Date
Journal Title
Journal ISSN
Volume Title
Publisher
Manually assigned subject terms, such as Medical Subject Headings (MeSH) in the health domain, describe the concepts or topics of a document. Existing information retrieval models do not take full advantage of such information. In this paper, we propose two MeSH-enhanced (ME) retrieval models that integrate the concept layer (i.e. MeSH) into the language modeling framework to improve retrieval performance. The new models quantify associations between documents and their assigned concepts to construct conceptual representations for the documents, and mine associations between concepts and terms to construct generative concept models. The two ME models reconstruct two essential estimation processes of the relevance model (Lavrenko and Croft 2001) by incorporating the document-concept and the concept-term associations. More specifically, in Model 1, language models of the pseudo-feedback documents are enriched by their assigned concepts. In Model 2, concepts that are related to users’ queries are first identified, and then used to reweight the pseudo-feedback documents according to the document-concept associations.

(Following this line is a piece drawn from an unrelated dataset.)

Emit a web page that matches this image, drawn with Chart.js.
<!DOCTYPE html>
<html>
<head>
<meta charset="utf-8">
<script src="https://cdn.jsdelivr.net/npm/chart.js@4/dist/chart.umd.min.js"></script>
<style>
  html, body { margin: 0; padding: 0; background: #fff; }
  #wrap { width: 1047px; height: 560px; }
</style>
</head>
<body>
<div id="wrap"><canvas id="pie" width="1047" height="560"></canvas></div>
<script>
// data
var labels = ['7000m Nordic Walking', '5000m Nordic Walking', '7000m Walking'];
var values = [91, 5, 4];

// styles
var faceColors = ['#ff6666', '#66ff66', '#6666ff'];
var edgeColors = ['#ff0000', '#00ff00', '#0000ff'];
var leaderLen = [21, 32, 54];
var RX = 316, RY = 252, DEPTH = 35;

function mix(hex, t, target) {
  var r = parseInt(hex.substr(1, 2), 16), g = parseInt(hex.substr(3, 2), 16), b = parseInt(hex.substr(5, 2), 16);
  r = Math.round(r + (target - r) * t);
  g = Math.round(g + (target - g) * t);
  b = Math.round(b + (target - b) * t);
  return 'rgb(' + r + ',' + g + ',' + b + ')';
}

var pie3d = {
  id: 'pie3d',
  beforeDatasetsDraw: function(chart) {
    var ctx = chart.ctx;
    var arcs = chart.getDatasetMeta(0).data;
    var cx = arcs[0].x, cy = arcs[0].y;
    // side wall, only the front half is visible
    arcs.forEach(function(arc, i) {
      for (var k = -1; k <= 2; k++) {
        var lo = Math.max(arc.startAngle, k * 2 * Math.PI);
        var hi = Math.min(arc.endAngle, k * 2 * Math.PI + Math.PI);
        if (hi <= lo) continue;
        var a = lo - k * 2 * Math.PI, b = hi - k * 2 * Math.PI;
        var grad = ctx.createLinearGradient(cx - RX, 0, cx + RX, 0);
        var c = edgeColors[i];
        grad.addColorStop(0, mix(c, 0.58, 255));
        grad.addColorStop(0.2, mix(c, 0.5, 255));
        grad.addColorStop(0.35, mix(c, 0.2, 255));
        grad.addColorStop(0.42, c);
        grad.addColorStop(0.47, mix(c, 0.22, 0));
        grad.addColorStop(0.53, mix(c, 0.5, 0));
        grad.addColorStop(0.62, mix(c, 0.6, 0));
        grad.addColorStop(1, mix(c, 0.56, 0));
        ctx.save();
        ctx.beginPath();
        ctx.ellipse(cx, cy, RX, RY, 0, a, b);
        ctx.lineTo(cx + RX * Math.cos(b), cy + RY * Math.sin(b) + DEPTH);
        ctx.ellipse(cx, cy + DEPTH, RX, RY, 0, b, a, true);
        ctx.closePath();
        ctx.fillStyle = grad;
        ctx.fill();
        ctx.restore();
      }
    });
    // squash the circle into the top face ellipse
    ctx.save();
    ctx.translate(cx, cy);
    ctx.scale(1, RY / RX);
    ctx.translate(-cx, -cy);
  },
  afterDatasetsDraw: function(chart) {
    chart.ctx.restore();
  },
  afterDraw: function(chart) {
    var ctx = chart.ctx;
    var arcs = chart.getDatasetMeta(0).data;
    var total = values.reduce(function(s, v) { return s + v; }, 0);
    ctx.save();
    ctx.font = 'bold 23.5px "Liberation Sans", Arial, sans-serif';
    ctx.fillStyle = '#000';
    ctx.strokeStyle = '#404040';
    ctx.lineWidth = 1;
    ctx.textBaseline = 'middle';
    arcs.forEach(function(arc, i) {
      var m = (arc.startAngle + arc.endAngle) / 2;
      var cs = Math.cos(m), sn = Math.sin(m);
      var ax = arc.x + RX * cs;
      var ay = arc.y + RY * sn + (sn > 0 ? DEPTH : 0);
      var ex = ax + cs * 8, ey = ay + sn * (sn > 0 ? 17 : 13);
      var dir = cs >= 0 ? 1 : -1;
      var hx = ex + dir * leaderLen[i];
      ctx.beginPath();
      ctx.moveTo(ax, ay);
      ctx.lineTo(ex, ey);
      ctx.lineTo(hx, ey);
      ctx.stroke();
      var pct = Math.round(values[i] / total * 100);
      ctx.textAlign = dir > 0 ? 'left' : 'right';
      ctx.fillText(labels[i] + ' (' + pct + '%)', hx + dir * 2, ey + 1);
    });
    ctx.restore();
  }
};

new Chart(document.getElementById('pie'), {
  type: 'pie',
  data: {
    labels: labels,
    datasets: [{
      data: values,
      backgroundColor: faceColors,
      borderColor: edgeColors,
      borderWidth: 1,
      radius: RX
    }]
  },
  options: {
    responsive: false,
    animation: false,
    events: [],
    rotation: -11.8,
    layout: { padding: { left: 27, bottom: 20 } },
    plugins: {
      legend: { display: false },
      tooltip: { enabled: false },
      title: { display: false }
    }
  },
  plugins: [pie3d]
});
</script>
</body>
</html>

Experiments carried out on two standard test collections show that the ME models outperformed the query likelihood model, the relevance model (RM3), and an earlier ME model. A detailed case analysis provides insight into how and why the new models improve/worsen retrieval performance. Implications and limitations of the study are discussed. This study provides new ways to formally incorporate semantic annotations, such as subject terms, into retrieval models. The findings of this study suggest that integrating the concept layer into retrieval models can further improve the performance over the current state-of-the-art models.